Likewise, notions of unfairness regarding sex and skin color are based in ignorance.  Thomas Sowell long ago debunked the notion that women unfairly earn only 75% of what men earn.  He wrote, “As far back as 1971, single women in their thirties who had worked continuously since high school earned slightly more than men of the same description.”  How?  Men accept different types of jobs (in risk and unpleasantness) than women, work for their employers much longer (seniority), and work more hours each year.  Once you factor in these choices, the so-called wage gap disappears.  Likewise, Sowell has documented the misguided nature of claims that minorities suffer earning disparities as a result of racism.  He showed that individual choices are the primary cause of measurable disparities – often influenced by, but not determined by, cultural attitudes.

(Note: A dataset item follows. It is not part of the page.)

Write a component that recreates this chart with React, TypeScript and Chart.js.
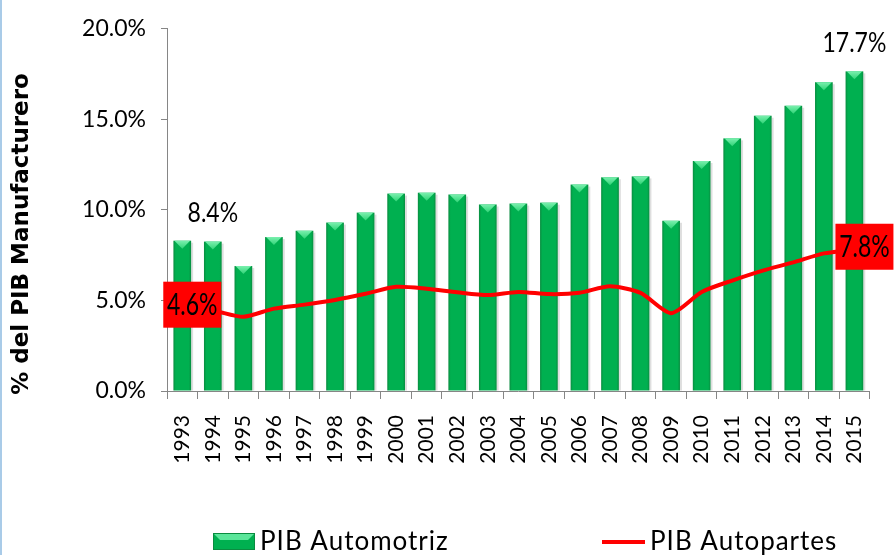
import React, { useEffect, useRef } from "react";
import { Chart, registerables } from "chart.js";

Chart.register(...registerables);

const years = ["1993","1994","1995","1996","1997","1998","1999","2000","2001","2002","2003","2004","2005","2006","2007","2008","2009","2010","2011","2012","2013","2014","2015"];
const pibAutomotriz = [8.3, 8.25, 6.9, 8.5, 8.85, 9.3, 9.85, 10.9, 10.95, 10.85, 10.3, 10.35, 10.4, 11.4, 11.8, 11.85, 9.4, 12.7, 13.95, 15.2, 15.75, 17.05, 17.65];
const pibAutopartes = [4.6, 4.45, 4.1, 4.55, 4.77, 5.03, 5.37, 5.75, 5.65, 5.45, 5.3, 5.47, 5.35, 5.42, 5.78, 5.42, 4.3, 5.47, 6.1, 6.65, 7.1, 7.6, 7.8];
const barLabels = [{ index: 1, text: "8.4%" }, { index: 22, text: "17.7%" }];
const lineLabels = [{ index: 0, text: "4.6%" }, { index: 22, text: "7.8%" }];
const yTicks = [0, 5, 10, 15, 20];
const yTitle = "% del PIB Manufacturero";
const seriesNames = ["PIB Automotriz", "PIB Autopartes"];

const GREEN = "#00b050";
const LATO = "Lato, 'Liberation Sans', sans-serif";

function drawBevelBar(ctx: CanvasRenderingContext2D, l: number, t: number, w: number, h: number) {
  const r = l + w;
  ctx.fillStyle = "rgba(0,0,0,0.13)";
  ctx.fillRect(r, t + 2, 2, h - 2);
  const g = ctx.createLinearGradient(l, 0, r, 0);
  g.addColorStop(0, "#0a8c40");
  g.addColorStop(0.13, GREEN);
  g.addColorStop(0.87, GREEN);
  g.addColorStop(1, "#0a8c40");
  ctx.fillStyle = g;
  ctx.fillRect(l, t, w, h);
  const tg = ctx.createLinearGradient(0, t, 0, t + 8);
  tg.addColorStop(0, "#7af0ae");
  tg.addColorStop(1, "#2fd376");
  ctx.fillStyle = tg;
  ctx.beginPath();
  ctx.moveTo(l + 1, t);
  ctx.lineTo(r - 1, t);
  ctx.lineTo(l + w / 2, t + Math.min(8, h));
  ctx.closePath();
  ctx.fill();
}

function drawStretchedText(ctx: CanvasRenderingContext2D, text: string, x: number, y: number, sy: number) {
  ctx.save();
  ctx.translate(x, y);
  ctx.scale(1, sy);
  ctx.fillText(text, 0, 0);
  ctx.restore();
}

const customPlugin = {
  id: "custom",
  beforeDatasetDraw(chart: any, args: any) {
    if (args.index !== 0) return;
    const ctx = chart.ctx;
    const meta = chart.getDatasetMeta(0);
    ctx.save();
    meta.data.forEach((el: any) => {
      const p = el.getProps(["x", "y", "base", "width"], true);
      drawBevelBar(ctx, p.x - p.width / 2, p.y, p.width, p.base - p.y);
    });
    ctx.restore();
    return false;
  },
  afterDatasetsDraw(chart: any) {
    const ctx = chart.ctx;
    ctx.save();
    const barMeta = chart.getDatasetMeta(0);
    ctx.fillStyle = "#000";
    ctx.font = `23px ${LATO}`;
    ctx.textAlign = "center";
    ctx.textBaseline = "middle";
    barLabels.forEach((lb) => {
      const el = barMeta.data[lb.index];
      drawStretchedText(ctx, lb.text, el.x, el.y - 28, 1.15);
    });
    const lineMeta = chart.getDatasetMeta(1);
    lineLabels.forEach((lb) => {
      const el = lineMeta.data[lb.index];
      const cx = el.x + 10;
      const cy = el.y - 3;
      ctx.fillStyle = "#ff0000";
      ctx.fillRect(cx - 29, cy - 23, 58, 46);
      ctx.fillStyle = "#000";
      ctx.font = `23px ${LATO}`;
      drawStretchedText(ctx, lb.text, cx, cy + 1, 1.3);
    });
    ctx.restore();
  },
  afterDraw(chart: any) {
    const ctx = chart.ctx;
    ctx.save();
    // left border
    ctx.fillStyle = "#a9cbe8";
    ctx.fillRect(0, 0, 2, chart.height);
    // y title
    ctx.translate(22, 234);
    ctx.rotate(-Math.PI / 2);
    ctx.font = "bold 23px 'DejaVu Sans', sans-serif";
    ctx.fillStyle = "#000";
    ctx.textAlign = "center";
    ctx.textBaseline = "middle";
    ctx.fillText(yTitle, 0, 0);
    ctx.restore();

    // legend
    ctx.save();
    drawBevelBarLegend(ctx, 213, 533, 42, 17);
    ctx.strokeStyle = "#ff0000";
    ctx.lineWidth = 4;
    ctx.beginPath();
    ctx.moveTo(602, 542);
    ctx.lineTo(645, 542);
    ctx.stroke();
    ctx.fillStyle = "#000";
    ctx.font = `26px ${LATO}`;
    ctx.textAlign = "left";
    ctx.textBaseline = "alphabetic";
    (ctx as any).letterSpacing = "1px";
    ctx.fillText(seriesNames[0], 260, 550);
    ctx.fillText(seriesNames[1], 650, 550);
    ctx.restore();
  },
};

function drawBevelBarLegend(ctx: CanvasRenderingContext2D, l: number, t: number, w: number, h: number) {
  ctx.fillStyle = GREEN;
  ctx.fillRect(l, t, w, h);
  ctx.fillStyle = "#5be69a";
  ctx.beginPath();
  ctx.moveTo(l, t);
  ctx.lineTo(l + w, t);
  ctx.lineTo(l + w - 7, t + 7);
  ctx.lineTo(l + 7, t + 7);
  ctx.closePath();
  ctx.fill();
  ctx.strokeStyle = "#0a8c40";
  ctx.lineWidth = 1;
  ctx.strokeRect(l + 0.5, t + 0.5, w - 1, h - 1);
}

export default function App() {
  const ref = useRef<HTMLCanvasElement>(null);
  useEffect(() => {
    if (!ref.current) return;
    const chart = new Chart(ref.current, {
      type: "bar",
      data: {
        labels: years,
        datasets: [
          {
            type: "bar",
            label: seriesNames[0],
            data: pibAutomotriz,
            backgroundColor: GREEN,
            barPercentage: 0.58,
            categoryPercentage: 1,
            order: 1,
          },
          {
            type: "line",
            label: seriesNames[1],
            data: pibAutopartes,
            borderColor: "#ff0000",
            borderWidth: 4,
            pointRadius: 0,
            tension: 0.25,
            order: 0,
          } as any,
        ],
      },
      plugins: [customPlugin],
      options: {
        responsive: false,
        devicePixelRatio: 1,
        animation: false,
        layout: { padding: { left: 40, right: 17, top: 22, bottom: 84 } },
        plugins: { legend: { display: false }, tooltip: { enabled: false }, title: { display: false } },
        scales: {
          x: {
            grid: { drawOnChartArea: false, tickLength: 8, color: "#868686", offset: true },
            border: { color: "#868686" },
            ticks: { maxRotation: 90, minRotation: 90, font: { family: LATO, size: 21 }, color: "#000", padding: 16 },
            afterFit: (s: any) => { s.height = 80; },
          },
          y: {
            min: 0,
            max: 20,
            afterBuildTicks: (s: any) => { s.ticks = yTicks.map((v) => ({ value: v })); },
            grid: { drawOnChartArea: false, tickLength: 6, color: "#868686" },
            border: { color: "#868686" },
            ticks: {
              font: { family: LATO, size: 23 },
              color: "#000",
              padding: 15,
              callback: (v: any) => Number(v).toFixed(1) + "%",
            },
            afterFit: (s: any) => { s.width = 127; },
          },
        },
      },
    });
    return () => chart.destroy();
  }, []);
  return (
    <div style={{ position: "absolute", left: 0, top: 0, width: 896, height: 555, background: "#fff" }}>
      <canvas ref={ref} width={896} height={555} style={{ display: "block" }} />
    </div>
  );
}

A Focus on the Superficial

By focusing on characteristics that aren’t essential to the job – such as skin color, gender, sexual preferences, and a growing list of “identities” – HR departments expend scarce resources on policies that don’t contribute to the bottom line.  Seeking to achieve sexual parity in hiring, for example, they ignore the findings of psychologists, who have identified a set of Big Five personality traits.  What do they show?  Despite exceptions and significant overlap between the sexes, sex-specific personality traits result in men and women having different interests.  These differences are expressed in all cultures, including those that attempt to prevent gender-specific behavioral reinforcement during childhood (generating the gender equality paradox).  Ironically, the welfare state itself tends to reinforce the gender equality paradox.  And you can’t penalize sex-based differences without doing significant harm.

What Next?

What will be the outcome at organizations that substitute sex- and race-based quotas for genuine ability and merit?  How will these programs affect medical safety in an operating room or the design of a bridge?  You can’t have performance if you hire employees based on characteristics that reduce the pool of qualified applicants.  Pick one or the other, corporate America!  You can’t have both.  To paraphrase H.L. Mencken’s quip about democracy, “American organizations deserve to get exactly what they ask for – good and hard.”

Lawrence M. Ludlow provides international location analyses, marketing, and business writing services to corporate clients.  He holds an M.A. in medieval studies from the University of Toronto’s Centre for Medieval Studies and has lectured on manuscripts, early printing, and art history at the Newberry Library in Chicago and the San Diego Public Library.